An old timetable had about 29 codes per page and had 16 pages = ~ 464 codes. That is give or take a few. There are several codes not used any more but may be in the computer system. Since the Amtrak computer system is very ancient it could be the binary number of 512 might limit number of codes???s
A computer guru might know if all the possible additional stations might overload the reservation system?
It is a 3 character code. There is no doubt a hard field length limit of 3 characters. Hard character field lengths were common on older systems, more modern systems use variable type string without the hard limit.
They would not have been encoded as a single binary number, but 3 individual 7 or 8 bit characters. Original ASCII character encoding was 7 bit. Expanded ASCII or UTF-8 character encoding is 8 bit, 8 bits being the commonly accepted byte length today.
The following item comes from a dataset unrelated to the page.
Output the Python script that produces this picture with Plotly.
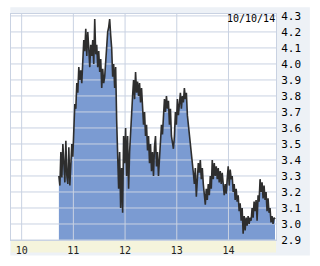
import numpy as np
import plotly.graph_objects as go

# ---- data ----
START_YEAR = 10.72
END_YEAR = 14.90
prices = [
    3.30, 3.24, 3.45, 3.29, 3.50, 3.35, 3.26, 3.52, 3.30, 3.25,
    3.48, 3.24, 3.35, 3.50, 3.42, 3.62, 3.75, 3.72, 3.88, 3.82,
    3.98, 3.90, 3.96, 3.88, 4.05, 4.15, 4.08, 4.22, 4.05, 4.20,
    4.10, 3.98, 4.12, 4.05, 4.15, 4.00, 4.28, 4.06, 4.12, 3.98,
    4.08, 3.95, 4.03, 3.85, 3.97, 3.88, 3.92, 4.02, 4.08, 4.20,
    4.23, 4.28, 4.18, 4.10, 3.92, 4.00, 3.85, 3.98, 3.65, 3.40,
    3.22, 3.45, 3.10, 3.35, 3.07, 3.55, 3.38, 3.60, 3.30, 3.55,
    3.22, 3.45, 3.60, 3.75, 3.80, 3.90, 3.78, 3.95, 3.82, 3.89,
    3.80, 3.88, 3.76, 3.85, 3.72, 3.62, 3.70, 3.55, 3.62, 3.46,
    3.55, 3.38, 3.50, 3.33, 3.45, 3.30, 3.48, 3.55, 3.36, 3.45,
    3.30, 3.40, 3.50, 3.62, 3.56, 3.70, 3.78, 3.70, 3.80, 3.72,
    3.77, 3.62, 3.72, 3.55, 3.50, 3.47, 3.55, 3.70, 3.62, 3.78,
    3.68, 3.75, 3.82, 3.72, 3.80, 3.76, 3.85, 3.78, 3.82, 3.68,
    3.62, 3.58, 3.52, 3.48, 3.40, 3.32, 3.25, 3.35, 3.17, 3.28,
    3.38, 3.32, 3.40, 3.28, 3.35, 3.25, 3.18, 3.12, 3.22, 3.15,
    3.25, 3.18, 3.30, 3.22, 3.40, 3.28, 3.38, 3.30, 3.36, 3.28,
    3.35, 3.26, 3.33, 3.25, 3.32, 3.22, 3.18, 3.25, 3.19, 3.28,
    3.36, 3.24, 3.34, 3.28, 3.30, 3.20, 3.25, 3.15, 3.22, 3.14,
    3.18, 3.08, 3.13, 3.02, 3.10, 2.94, 3.05, 2.96, 3.04, 2.99,
    3.05, 3.00, 3.04, 3.02, 3.10, 3.04, 3.14, 3.08, 3.15, 3.02,
    3.18, 3.14, 3.28, 3.20, 3.26, 3.16, 3.24, 3.15, 3.20, 3.08,
    3.16, 3.07, 3.10, 3.01, 3.05, 3.00, 3.04, 3.03,
]
x_ticks = [10, 11, 12, 13, 14]
x_labels = ["10", "11", "12", "13", "14"]
y_ticks = [2.9, 3.0, 3.1, 3.2, 3.3, 3.4, 3.5, 3.6, 3.7, 3.8, 3.9, 4.0, 4.1, 4.2, 4.3]
y_labels = ["%.1f" % v for v in y_ticks]
date_label = "10/10/14"

X_RANGE = [9.794, 14.919]
Y_RANGE = [2.9, 4.312]

years = np.linspace(START_YEAR, END_YEAR, len(prices))

GRID = "rgb(201,210,226)"
FILL = "rgb(123,155,210)"
FONT = "DejaVu Sans Mono"

fig = go.Figure()
fig.add_trace(go.Scatter(x=years, y=prices, mode="lines", fill="tozeroy",
                         fillcolor=FILL, line=dict(width=0), hoverinfo="skip"))
# grid lines drawn above fill
gx, gy = [], []
for t in x_ticks:
    gx += [t, t, None]
    gy += [Y_RANGE[0], Y_RANGE[1], None]
for t in y_ticks:
    gx += [X_RANGE[0], X_RANGE[1], None]
    gy += [t, t, None]
fig.add_trace(go.Scatter(x=gx, y=gy, mode="lines", line=dict(color=GRID, width=1),
                         hoverinfo="skip"))
fig.add_trace(go.Scatter(x=years, y=prices, mode="lines",
                         line=dict(color="#2e2e2e", width=1.6), hoverinfo="skip"))

H = 235.0
W = 266.0
# outer panel
fig.add_shape(type="rect", xref="paper", yref="paper", layer="below",
              x0=-0.7 / W, x1=300 / W, y0=-16 / H, y1=242 / H,
              fillcolor="rgb(237,241,246)", line=dict(width=0))
# plot white area
fig.add_shape(type="rect", xref="paper", yref="paper", layer="below",
              x0=0, x1=1, y0=0, y1=1, fillcolor="white", line=dict(width=0))
# x label band
fig.add_shape(type="rect", xref="paper", yref="paper", layer="below",
              x0=0, x1=1, y0=-13 / H, y1=0,
              fillcolor="rgb(245,244,220)", line=dict(width=0))

fig.add_annotation(text=date_label, xref="paper", yref="paper", x=1, y=(245 - 15) / H,
                   xanchor="right", yanchor="middle", showarrow=False,
                   font=dict(family=FONT, size=10, color="black"), borderpad=0)

fig.update_layout(
    width=320, height=266, margin=dict(l=10, r=44, t=10, b=21),
    paper_bgcolor="white", plot_bgcolor="rgba(0,0,0,0)", showlegend=False,
    xaxis=dict(range=X_RANGE, tickvals=x_ticks, ticktext=x_labels, showgrid=False,
               zeroline=False, showline=True, linecolor=GRID, mirror=True,
               ticks="outside", ticklen=1, tickcolor="rgba(0,0,0,0)",
               tickfont=dict(family=FONT, size=10, color="#222")),
    yaxis=dict(range=Y_RANGE, tickvals=y_ticks, ticktext=y_labels, side="right",
               showgrid=False, zeroline=False, showline=True, linecolor=GRID,
               mirror=True, ticks="outside", ticklen=2, tickcolor="rgba(0,0,0,0)",
               tickfont=dict(family=FONT, size=11, color="black")),
)

fig.write_html("out.html")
If I recall correctly, EBCDIC character encoding (used on IBM mainframes) also expressed characters in 7 or 8 bits.
Depending on the character encoding byte length used, the field is either 21 or 24 bits long.
The limit is 3 characters, call it 3 7 or 8 bit fields. I will use 8 bit since that is the common standard byte and the one I was used to seeing through my entire career.
CHI is:
"C" = b'01000011', x'43', d'67'
"H" = b'01001000', x'48',d'72'
"I" = b'01001001', x'49', d'73'
in ASCII/UTF-8 character encoding.
b being the raw binary, x the hexadecimal notation, the value of each half byte (4 bits), and d being 8 bit binary field expressed as a decimal number (pretty useless. Hex is what people use if they need to get down to having to deal with the raw bits).
The limit is the number of 3 character alpha or alphanumeric permutations (depending if numerics are valid characters for the field).
Alphanumeric 42,840 permutations.
Alphabetic only 15,600 permutations.